Operationalization refers to the deployment of a machine learning model after it has been trained and evaluated to the point where it is ready to be used outside of a development or test environment.
Typical Model Deployment:
- Get the model file (any file format)
- Create a scoring script (.py)
- Optionally create a schema file describing the web service input (.json)
- Create a real-time scoring web service
- Call the web service from applications
- Repeat the process each time the model is re-trained
The model training process can be very compute-intensive, with training times that can potentially span across many hours, days, or even weeks. A trained model, on the other hand, is used to make decisions on new data quickly. In other words, it infers things about new data it is given based on its training. Making these decisions on new data on-demand is called Real-time Inferencing.
Unlike real-time inferencing, which makes predictions on data as it is received, Batch Inferencing is run on large quantities (batches) of existing data. Typically, batch inferencing is run on a recurring schedule against data stored in a database or other data store. The resulting predictions are then written to a data store for later use by applications, data scientists, developers, or end-users.

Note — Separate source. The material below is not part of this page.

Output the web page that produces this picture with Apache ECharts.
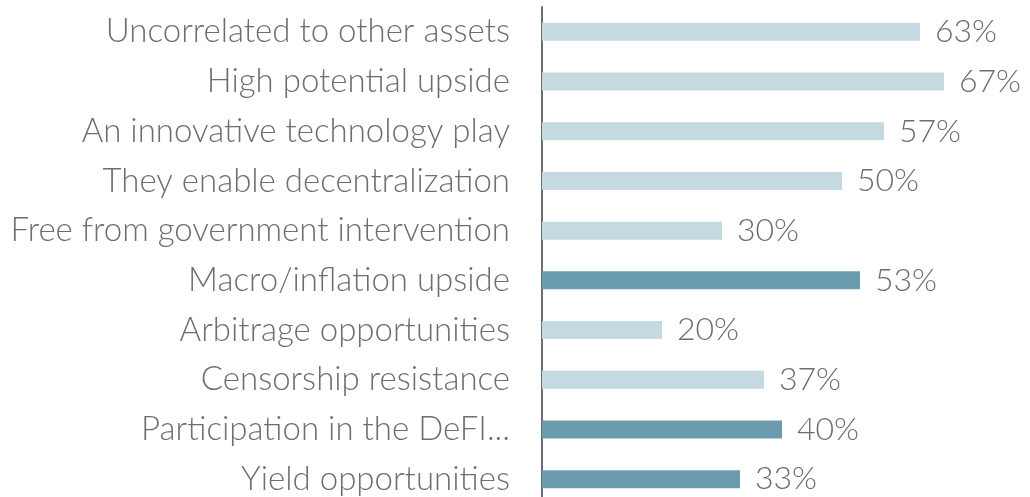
<!DOCTYPE html>
<html>
<head>
<meta charset="utf-8">
<script src="https://cdn.jsdelivr.net/npm/echarts@6/dist/echarts.min.js"></script>
<style>
  html, body { margin: 0; padding: 0; background: #fff; overflow: hidden; }
  #chart { width: 1030px; height: 504px; }
</style>
</head>
<body>
<div id="chart"></div>
<script>
const categories = [
  "Uncorrelated to other assets",
  "High potential upside",
  "An innovative technology play",
  "They enable decentralization",
  "Free from government intervention",
  "Macro/inflation upside",
  "Arbitrage opportunities",
  "Censorship resistance",
  "Participation in the DeFI...",
  "Yield opportunities",
];
const values = [63, 67, 57, 50, 30, 53, 20, 37, 40, 33];
// highlighted rows get the darker colour
const highlighted = [false, false, false, false, false, true, false, false, true, true];

const lightColor = "#c5d9e0";
const darkColor = "#6b9cad";
const textColor = "#6d6e71";
const fontFamily = "Lato, 'Open Sans', sans-serif";

const chart = echarts.init(document.getElementById("chart"));

// chart div is slightly taller than the window so the last band runs off the bottom
const option = {
  animation: false,
  grid: {
    left: 542,
    top: 7,
    right: 8,
    bottom: 0,
    containLabel: false,
  },
  xAxis: {
    type: "value",
    min: 0,
    max: 80,
    show: false,
  },
  yAxis: {
    type: "category",
    data: categories,
    inverse: true,
    axisLine: {
      show: true,
      lineStyle: { color: textColor, width: 2 },
    },
    axisTick: { show: false },
    axisLabel: {
      color: textColor,
      fontFamily: fontFamily,
      fontWeight: 300,
      fontSize: 33,
      margin: 32,
    },
  },
  series: [
    {
      type: "bar",
      barWidth: 18,
      data: values.map((v, i) => ({
        value: v,
        itemStyle: { color: highlighted[i] ? darkColor : lightColor },
      })),
      label: {
        show: true,
        position: "right",
        distance: 15,
        formatter: "{c}%",
        color: textColor,
        fontFamily: fontFamily,
        fontWeight: 300,
        fontSize: 32,
      },
    },
  ],
};

chart.setOption(option);
</script>
</body>
</html>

Batch scoring is used typically when historical time-based data is to be considered that is as long as possible and the value has to be predicted at a certain level of granularity. It typically involves latency requirements of hours or days so it doesn’t require using train models deployed to restful web services, as is done for real-time inference. Use Batch Inferencing when:
- No need for real-time
- Inferencing results can be persisted
- Post-processing or analysis of the predictions is needed
- Inferencing is complex
Due to the scheduled nature of batch inferencing, predictions are not usually available for new data. However, in many common real-world scenarios, predictions are needed on both newly arriving and existing historical data. This is where Lambda Architecture comes in.
The gist of the Lambda architecture is that ingested data is processed at two different speeds. A Hot path that tries to make predictions against the data in real-time, and a cold path that makes predictions in a batch fashion, which might take days to complete.